# To do:
Make an exact copy, from the records below, of the lines from the line containing "Clone this chart in seaborn and matplotlib." to the line containing "plt.rcParams['font.weight'] = 'bold'", both lines included, excluding pictures.

# Records supplied:
# # # # # # #
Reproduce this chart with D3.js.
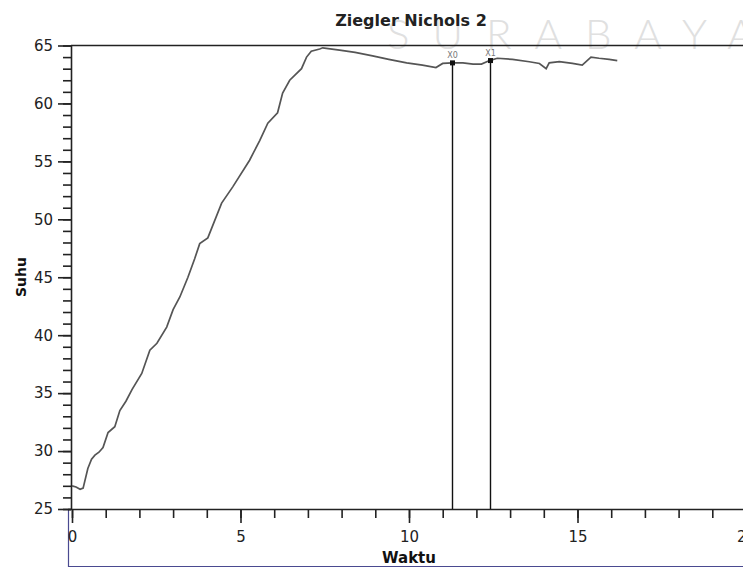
<!DOCTYPE html>
<html>
<head>
<meta charset="utf-8">
<script src="https://cdn.jsdelivr.net/npm/d3@7"></script>
<style>
  body { margin: 0; background: #fff; }
  svg { display: block; }
</style>
</head>
<body>
<svg id="chart" width="743" height="568"></svg>
<script>
// Readings (waktu, suhu)
const waktu = [0, 0.12, 0.24, 0.33, 0.47, 0.58, 0.68, 0.8, 0.92, 1.07, 1.27, 1.42, 1.6, 1.78, 2.07,
  2.31, 2.52, 2.81, 3.0, 3.2, 3.44, 3.64, 3.79, 4.03, 4.44, 4.77, 5.27, 5.57, 5.81, 6.1, 6.25,
  6.46, 6.81, 6.96, 7.1, 7.35, 7.44, 7.94, 8.4, 8.92, 9.4, 9.93, 10.4, 10.8, 11.0, 11.29, 11.6,
  11.9, 12.15, 12.39, 12.62, 13.07, 13.57, 13.87, 14.07, 14.16, 14.46, 14.85, 15.14, 15.4,
  15.64, 15.94, 16.18]
const suhu = [27.0, 26.9, 26.7, 26.8, 28.5, 29.3, 29.65, 29.9, 30.3, 31.6, 32.1, 33.5, 34.3, 35.3, 36.7,
  38.7, 39.3, 40.7, 42.2, 43.3, 45.0, 46.6, 47.9, 48.4, 51.4, 52.8, 55.1, 56.8, 58.3, 59.2, 60.9,
  62.0, 63.0, 64.0, 64.5, 64.7, 64.8, 64.6, 64.4, 64.1, 63.8, 63.5, 63.3, 63.1, 63.45, 63.5, 63.5,
  63.4, 63.4, 63.7, 63.9, 63.8, 63.6, 63.45, 63.0, 63.5, 63.6, 63.45, 63.3, 64.0,
  63.9, 63.8, 63.7]

// cursors
const cursor_names = ['X0', 'X1']
const cursor_t = [11.29, 12.39]
const cursor_v = [63.5, 63.7]

const x_major = [0, 5, 10, 15, 20]
const x_minor = d3.range(0, 21, 1)
const y_major = [25, 30, 35, 40, 45, 50, 55, 60, 65]
const y_minor = d3.range(25, 66, 1)

const svg = d3.select('#chart')
const font = '"DejaVu Sans", Tahoma, sans-serif'

const x = d3.scaleLinear().domain([0, 20]).range([72, 746])
const y = d3.scaleLinear().domain([25, 65]).range([509, 45.5])

// Watermark
svg.append('text')
  .attr('x', 387)
  .attr('y', 49)
  .text('SURABAYA')
  .style('font-family', 'Lato, "Open Sans", sans-serif')
  .style('font-weight', 300)
  .style('font-size', '42px')
  .style('letter-spacing', '23px')
  .style('fill', '#e0e0e0')

// Frame bits at the bottom left
svg.append('path')
  .attr('d', `M68.5,509V566.5H743`)
  .style('fill', 'none')
  .style('stroke', '#4a4a90')
  .style('stroke-width', 1.2)

// Top line
svg.append('line')
  .attr('x1', 71).attr('x2', 743)
  .attr('y1', y(65)).attr('y2', y(65))
  .style('stroke', '#222')
  .style('stroke-width', 1.5)

// Y axis
let gy_minor = svg.append('g')
  .attr('transform', `translate(71,0)`)
  .call(d3.axisLeft(y).tickValues(y_minor).tickSize(8).tickFormat(''))
let gy = svg.append('g')
  .attr('transform', `translate(71,0)`)
  .call(d3.axisLeft(y).tickValues(y_major).tickSize(13).tickPadding(5))

// X axis
let gx_minor = svg.append('g')
  .attr('transform', `translate(0,509)`)
  .call(d3.axisBottom(x).tickValues(x_minor).tickSize(9).tickFormat(''))
let gx = svg.append('g')
  .attr('transform', `translate(0,509)`)
  .call(d3.axisBottom(x).tickValues(x_major).tickSize(14).tickPadding(8))

for (let g of [gy_minor, gy, gx_minor, gx]) {
  g.selectAll('line').style('stroke', '#222').style('stroke-width', 1.6)
  g.select('.domain').style('stroke', '#222').style('stroke-width', 1.6)
  g.selectAll('text')
    .style('font-family', font)
    .style('font-size', '15px')
    .style('fill', '#222')
}
gx.select('.domain').attr('d', 'M68,0.5H743')
gy.select('.domain').attr('d', 'M0.5,45.5V509')
gy_minor.select('.domain').remove()
gx_minor.select('.domain').remove()

// Curve
const line = d3.line()
  .x((d, i) => x(waktu[i]))
  .y((d, i) => y(suhu[i]))
svg.append('path')
  .datum(suhu)
  .attr('d', line)
  .style('fill', 'none')
  .style('stroke', '#555')
  .style('stroke-width', 1.7)

// Cursors
cursor_names.forEach((name, i) => {
  let cx = Math.round(x(cursor_t[i])) + 0.5
  let cy = y(cursor_v[i])
  svg.append('line')
    .attr('x1', cx).attr('x2', cx)
    .attr('y1', cy).attr('y2', 509)
    .style('stroke', '#111')
    .style('stroke-width', 1.4)
  svg.append('rect')
    .attr('x', cx - 2.5).attr('y', cy - 2.5)
    .attr('width', 5).attr('height', 5)
    .style('fill', '#111')
  svg.append('text')
    .attr('x', cx)
    .attr('y', cy - 5)
    .attr('text-anchor', 'middle')
    .text(name)
    .style('font-family', font)
    .style('font-size', '8px')
    .style('fill', '#777')
})

// Title and axis labels
svg.append('text')
  .attr('x', 411)
  .attr('y', 26)
  .attr('text-anchor', 'middle')
  .text('Ziegler Nichols 2')
  .style('font-family', font)
  .style('font-weight', 'bold')
  .style('font-size', '16px')
  .style('fill', '#222')

svg.append('text')
  .attr('x', 409)
  .attr('y', 563)
  .attr('text-anchor', 'middle')
  .text('Waktu')
  .style('font-family', font)
  .style('font-weight', 'bold')
  .style('font-size', '15px')
  .style('fill', '#111')

svg.append('text')
  .attr('transform', 'translate(26,277) rotate(-90)')
  .attr('text-anchor', 'middle')
  .text('Suhu')
  .style('font-family', font)
  .style('font-weight', 'bold')
  .style('font-size', '14px')
  .style('fill', '#111')
</script>
</body>
</html>
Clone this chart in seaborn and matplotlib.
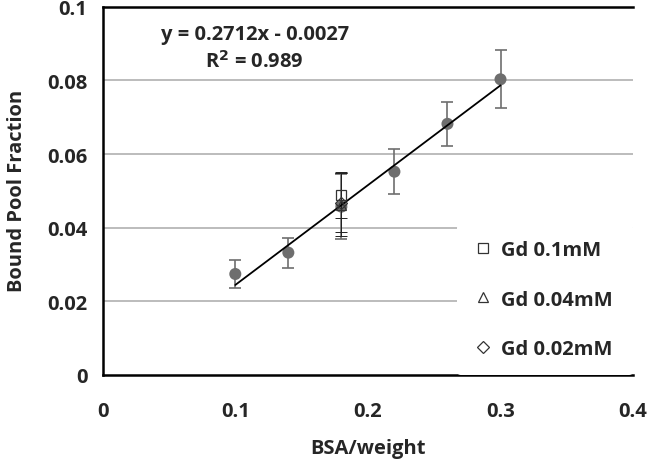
import numpy as np
import matplotlib
matplotlib.use("Agg")
import matplotlib.pyplot as plt
import seaborn as sns

sns.set_style("white")
plt.rcParams['font.family'] = ['Open Sans', 'DejaVu Sans']
plt.rcParams['font.weight'] = 'bold'

# BSA series
bsa = [0.10, 0.14, 0.18, 0.22, 0.26, 0.30]
bpf = [0.0274, 0.0332, 0.0457, 0.0552, 0.0682, 0.0803]
bpf_err = [0.0038, 0.0041, 0.0088, 0.0061, 0.0059, 0.0079]

# Gd series (all at BSA 0.18)
gd_labels = ["Gd 0.1mM", "Gd 0.04mM", "Gd 0.02mM"]
gd_markers = ["s", "^", "D"]
gd_x = [0.18, 0.18, 0.18]
gd_y = [0.0488, 0.0462, 0.0468]
gd_err = [0.0062, 0.0086, 0.0080]

# linear fit from the chart
slope = 0.2712
intercept = -0.0027
r2 = 0.989

fig, ax = plt.subplots(figsize=(6.5, 4.6), dpi=100)
fig.subplots_adjust(left=0.158, right=0.974, top=0.983, bottom=0.183)

for yv in [0.02, 0.04, 0.06, 0.08]:
    ax.axhline(yv, color="#b0b0b0", lw=1.2, zorder=0)

ax.errorbar(bsa, bpf, yerr=bpf_err, fmt="none", ecolor="#6e6e6e",
            elinewidth=1.2, capsize=4, capthick=1.2, zorder=2)
sns.scatterplot(x=bsa, y=bpf, ax=ax, color="#6e6e6e", s=75,
                edgecolor="none", zorder=3, legend=False)

for x, y, e, m, lab in zip(gd_x, gd_y, gd_err, gd_markers, gd_labels):
    ax.errorbar([x], [y], yerr=[e], fmt="none", ecolor="#222222",
                elinewidth=0.7, capsize=4, capthick=0.7, zorder=4)
    ax.plot([x], [y], linestyle="none", marker=m, markersize=7 if m != "D" else 6,
            markerfacecolor="none", markeredgecolor="#333333", markeredgewidth=0.9,
            label=lab, zorder=5)

fit_x = np.array([min(bsa), max(bsa)])
ax.plot(fit_x, slope * fit_x + intercept, color="black", lw=1.3, zorder=4)

ax.text(0.1147, 0.0926, "y = %.4fx - %.4f" % (slope, -intercept),
        ha="center", va="center", fontsize=14.5, fontweight="bold")
ax.text(0.1147, 0.0852, "R$^\\mathbf{2}$ = %.3f" % r2,
        ha="center", va="center", fontsize=14.5, fontweight="bold")

ax.set_xlim(0, 0.4)
ax.set_ylim(0, 0.1)
ax.set_xticks([0, 0.1, 0.2, 0.3, 0.4])
ax.set_xticklabels(["0", "0.1", "0.2", "0.3", "0.4"])
ax.set_yticks([0, 0.02, 0.04, 0.06, 0.08, 0.1])
ax.set_yticklabels(["0", "0.02", "0.04", "0.06", "0.08", "0.1"])
ax.tick_params(axis="both", labelsize=14.5, direction="out", length=6, width=1.5,
               color="black", pad=5)
ax.tick_params(axis="x", pad=13)
ax.set_xlabel("BSA/weight", fontsize=14.5, fontweight="bold", labelpad=12)
ax.set_ylabel("Bound Pool Fraction", fontsize=14.5, fontweight="bold")
ax.yaxis.set_label_coords(-0.143, 0.503)

for side in ["left", "bottom", "top"]:
    ax.spines[side].set_color("black")
    ax.spines[side].set_linewidth(1.8)
ax.spines["right"].set_visible(False)

leg = ax.legend(loc="lower left", bbox_to_anchor=(0.668, 0.0, 0.332, 0.4),
                mode="expand", frameon=True,
                fontsize=14.5, handlelength=1.0, handletextpad=0.4,
                labelspacing=1.45, borderpad=0.8, borderaxespad=0.0)
leg.get_frame().set_edgecolor("none")
leg.get_frame().set_facecolor("white")
leg.get_frame().set_alpha(1.0)
leg.set_zorder(6)

fig.savefig("out.png", dpi=100)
# # # # # # #
# Exercise answer:
Clone this chart in seaborn and matplotlib.
import numpy as np
import matplotlib
matplotlib.use("Agg")
import matplotlib.pyplot as plt
import seaborn as sns

sns.set_style("white")
plt.rcParams['font.family'] = ['Open Sans', 'DejaVu Sans']
plt.rcParams['font.weight'] = 'bold'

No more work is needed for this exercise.